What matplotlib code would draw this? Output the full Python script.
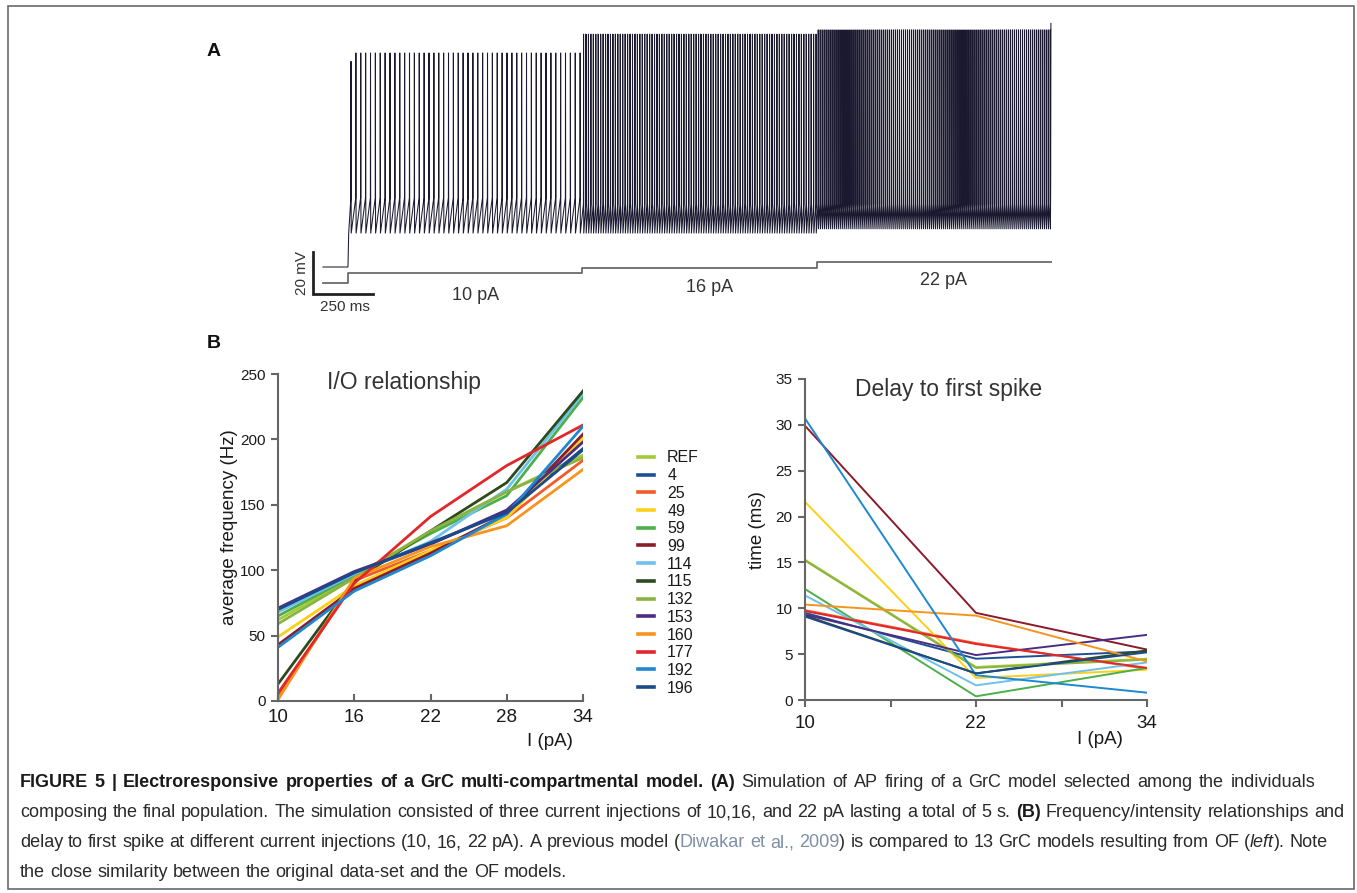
import numpy as np
import matplotlib
matplotlib.use("Agg")
import matplotlib.pyplot as plt
from matplotlib.lines import Line2D
from matplotlib.patches import Rectangle

W, H = 1357, 893
FONT = "Liberation Sans"
plt.rcParams["font.family"] = [FONT, "DejaVu Sans"]

# ---------------- data ----------------
models = ["REF", "4", "25", "49", "59", "99", "114", "115", "132", "153", "160", "177", "192", "196"]
colors = ["#A3CB38", "#1F4E96", "#F15A29", "#FDD017", "#4DAF4A", "#8B1A2B", "#6EC1EA",
          "#2C4A1C", "#8AB33F", "#4B2E83", "#F7941E", "#E3262A", "#1E88D0", "#1A4A8A"]

io_current = [10, 16, 22, 28, 34]
io_freq = {
    "REF": [62, 95, 130, 160, 188],
    "4":   [70, 98, 120, 145, 193],
    "25":  [3, 92, 115, 140, 184],
    "49":  [49, 88, 115, 140, 201],
    "59":  [65, 96, 128, 157, 232],
    "99":  [43, 86, 113, 143, 204],
    "114": [68, 97, 122, 162, 235],
    "115": [13, 92, 130, 167, 237],
    "132": [59, 94, 130, 160, 186],
    "153": [71, 99, 120, 146, 198],
    "160": [1, 94, 118, 134, 177],
    "177": [6, 90, 141, 180, 211],
    "192": [41, 84, 111, 143, 210],
    "196": [70, 98, 121, 144, 192],
}

delay_current = [10, 22, 34]
delay_ms = {
    "REF": [15.3, 3.6, 4.5],
    "4":   [9.5, 4.5, 5.3],
    "25":  [9.8, 6.2, 3.4],
    "49":  [21.6, 2.4, 3.3],
    "59":  [12.1, 0.4, 3.5],
    "99":  [29.9, 9.5, 5.5],
    "114": [11.4, 1.6, 4.1],
    "115": [9.2, 2.9, 5.4],
    "132": [15.2, 3.5, 4.4],
    "153": [9.3, 4.9, 7.1],
    "160": [10.4, 9.2, 4.2],
    "177": [9.7, 6.1, 3.5],
    "192": [30.7, 2.7, 0.8],
    "196": [9.1, 2.9, 5.2],
}

# panel A: step protocol and firing
step_currents_pa = [10, 16, 22]
step_labels = ["10 pA", "16 pA", "22 pA"]
step_start_ms = [104, 1079, 2058]
step_end_ms = [1079, 2058, 3033]
spikes_per_step = [48, 96, 118]
peak_mv = [32, 41, 43]
trough_mv = [-54, -54, -52]
threshold_mv = [-37, -40, -40]
rest_mv = -70

# ---------------- figure ----------------
fig = plt.figure(figsize=(W / 100, H / 100), dpi=100)
fig.patch.set_facecolor("white")


def fx(px):
    return px / W


def fy(py):
    return 1 - py / H


def ax_rect(l, t, r, b):
    return [fx(l), fy(b), (r - l) / W, (b - t) / H]


# outer border
fig.add_artist(Rectangle((fx(8), fy(889)), (1354 - 8) / W, (889 - 6) / H,
                         transform=fig.transFigure, fill=False, ec="#6a6a6a", lw=1.2))

# ---------- panel A ----------
px_per_ms = 0.24
px_per_mv = 2.1
t0_px, rest_px = 323, 267
L, R, T, B = 290, 1070, 10, 320
axA = fig.add_axes(ax_rect(L, T, R, B))
axA.set_xlim((L - t0_px) / px_per_ms, (R - t0_px) / px_per_ms)
axA.set_ylim(rest_mv + (rest_px - B) / px_per_mv, rest_mv + (rest_px - T) / px_per_mv)
axA.axis("off")

ts = [0, step_start_ms[0]]
vs = [rest_mv, rest_mv]
for k in range(3):
    n = spikes_per_step[k]
    isi = (step_end_ms[k] - step_start_ms[k]) / n
    for j in range(n):
        tj = step_start_ms[k] + (j + 0.6) * isi
        if k == 0 and j == 0:
            ts += [step_start_ms[0] + 3, tj]
            vs += [trough_mv[0], threshold_mv[0]]
            pk = peak_mv[0] - 4
        else:
            ts.append(tj)
            vs.append(threshold_mv[k])
            pk = peak_mv[k]
        ts += [tj + 0.5, tj + 1.3]
        vs += [pk, trough_mv[k]]
ts += [step_end_ms[-1] - 1, step_end_ms[-1]]
vs += [threshold_mv[-1] + 10, peak_mv[-1] + 3]
axA.plot(ts, vs, color="#1b1930", lw=0.75, solid_joinstyle="miter")

# current trace on its own scale
axI = fig.add_axes(ax_rect(L, T, R, B))
axI.set_xlim(axA.get_xlim())
base_px, px_per_pa = 283, 0.95
axI.set_ylim((base_px - B) / px_per_pa, (base_px - T) / px_per_pa)
axI.axis("off")
it = [0, step_start_ms[0]]
iv = [0, 0]
for k in range(3):
    it += [step_start_ms[k], step_end_ms[k]]
    iv += [step_currents_pa[k], step_currents_pa[k]]
axI.plot(it, iv, color="#6b6b6b", lw=1.3)
label_px = [(476, 295), (710, 287), (943, 281)]
for (x, y), lab in zip(label_px, step_labels):
    fig.text(fx(x), fy(y), lab, fontsize=13, color="#333333", ha="center", va="center")

# scale bar
sb_t = (313 - t0_px) / px_per_ms
sb_v = rest_mv + (rest_px - 294) / px_per_mv
axA.plot([sb_t, sb_t, sb_t + 250], [sb_v + 20, sb_v, sb_v], color="#222222", lw=2.0,
         solid_joinstyle="miter", clip_on=False)
fig.text(fx(302), fy(273), "20 mV", rotation=90, fontsize=11, color="#333333",
         ha="center", va="center")
fig.text(fx(345), fy(307), "250 ms", fontsize=11, color="#333333", ha="center", va="center")

fig.text(fx(214), fy(52), "A", fontsize=14, fontweight="bold", ha="center", va="center", color="#111111")
fig.text(fx(214), fy(343), "B", fontsize=14, fontweight="bold", ha="center", va="center", color="#111111")

# ---------- panel B left ----------
axL = fig.add_axes(ax_rect(278, 374, 583, 701))
handles = []
for m, c in zip(models, colors):
    axL.plot(io_current, io_freq[m], color=c, lw=2.0, solid_joinstyle="round")
    handles.append(Line2D([0], [0], color=c, lw=2.6))
axL.set_xlim(10, 34)
axL.set_ylim(0, 250)
axL.set_xticks(io_current)
axL.set_yticks(range(0, 251, 50))

# ---------- panel B right ----------
axR = fig.add_axes(ax_rect(805, 379, 1147, 700))
for m, c in zip(models, colors):
    axR.plot(delay_current, delay_ms[m], color=c, lw=1.4)
axR.set_xlim(10, 34)
axR.set_ylim(0, 35)
axR.set_xticks([10, 16, 22, 28, 34])
axR.set_xticklabels(["10", "", "22", "", "34"])
axR.set_yticks(range(0, 36, 5))

for ax, xdir in ((axL, "in"), (axR, "out")):
    for s in ("top", "right"):
        ax.spines[s].set_visible(False)
    for s in ("left", "bottom"):
        ax.spines[s].set_color("#666666")
        ax.spines[s].set_linewidth(1.5)
    ax.tick_params(axis="x", direction=xdir, length=5, width=1.5, color="#666666",
                   labelsize=13.5, labelcolor="#1a1a1a", pad=6)
    ax.tick_params(axis="y", direction="out", length=5, width=1.5, color="#666666",
                   labelsize=11, labelcolor="#1a1a1a", pad=4)
    ax.patch.set_alpha(0)

fig.text(fx(404), fy(382), "I/O relationship", fontsize=16.5, color="#333333", ha="center", va="center")
fig.text(fx(949), fy(389), "Delay to first spike", fontsize=16.5, color="#333333", ha="center", va="center")
fig.text(fx(230), fy(527), "average frequency (Hz)", fontsize=13.5, rotation=90, color="#1a1a1a",
         ha="center", va="center")
fig.text(fx(758), fy(530), "time (ms)", fontsize=13.5, rotation=90, color="#1a1a1a",
         ha="center", va="center")
fig.text(fx(550), fy(741), "I (pA)", fontsize=13.5, color="#1a1a1a", ha="center", va="center")
fig.text(fx(1100), fy(740), "I (pA)", fontsize=13.5, color="#1a1a1a", ha="center", va="center")

fig.legend(handles, models, loc="upper left", bbox_to_anchor=(fx(632), fy(444)),
           frameon=False, fontsize=11.5, handlelength=0.95, handletextpad=0.85,
           labelspacing=0.17, borderaxespad=0, labelcolor="#1a1a1a")

# ---------- caption (justified lines) ----------
fig.canvas.draw()
renderer = fig.canvas.get_renderer()
CAP = 13


def run_width(text, **kw):
    a = fig.text(0, 0, text + "x", fontsize=CAP, **kw)
    b = fig.text(0, 0, "x", fontsize=CAP, **kw)
    w = a.get_window_extent(renderer).width - b.get_window_extent(renderer).width
    a.remove()
    b.remove()
    return w


def draw_line(x0, y_px, runs, x_end=None):
    tokens = []
    for text, kw in runs:
        parts = text.split(" ")
        for i, p in enumerate(parts):
            if i > 0:
                tokens.append((" ", kw))
            if p:
                tokens.append((p, kw))
    widths = [run_width(t, **kw) for t, kw in tokens]
    nsp = sum(1 for t, _ in tokens if t == " ")
    extra = 0.0
    if x_end is not None and nsp:
        extra = (x_end - x0 - sum(widths)) / nsp
    x = x0
    for (t, kw), w in zip(tokens, widths):
        if t == " ":
            x += w + extra
        else:
            fig.text(fx(x), fy(y_px), t, fontsize=CAP, va="baseline", ha="left", **kw)
            x += w


N = dict(color="#2a2a2a")
Bd = dict(color="#1a1a1a", fontweight="bold")
I_ = dict(color="#2a2a2a", fontstyle="italic")
Cl = dict(color="#7f8fa6")
lines = [
    [("FIGURE 5 | Electroresponsive properties of a GrC multi-compartmental model. (A)", Bd),
     (" Simulation of AP firing of a GrC model selected among the individuals", N)],
    [("composing the final population. The simulation consisted of three current injections of 10,16, and 22 pA lasting a total of 5 s. ", N),
     ("(B)", Bd), (" Frequency/intensity relationships and", N)],
    [("delay to first spike at different current injections (10, 16, 22 pA). A previous model (", N),
     ("Diwakar et al., 2009", Cl), (") is compared to 13 GrC models resulting from OF (", N),
     ("left", I_), ("). Note", N)],
    [("the close similarity between the original data-set and the OF models.", N)],
]
line_ends = [1315, 1344, 1328, None]
for i, (ln, xe) in enumerate(zip(lines, line_ends)):
    draw_line(20, 787 + 30 * i, ln, xe)

fig.savefig("out.png", dpi=100, facecolor="white")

────

■ Set task ■
Track down every line holding the string "matplotlib" and copy it.

■ Written response ■
What matplotlib code would draw this? Output the full Python script.
import matplotlib
matplotlib.use("Agg")
import matplotlib.pyplot as plt
from matplotlib.lines import Line2D
from matplotlib.patches import Rectangle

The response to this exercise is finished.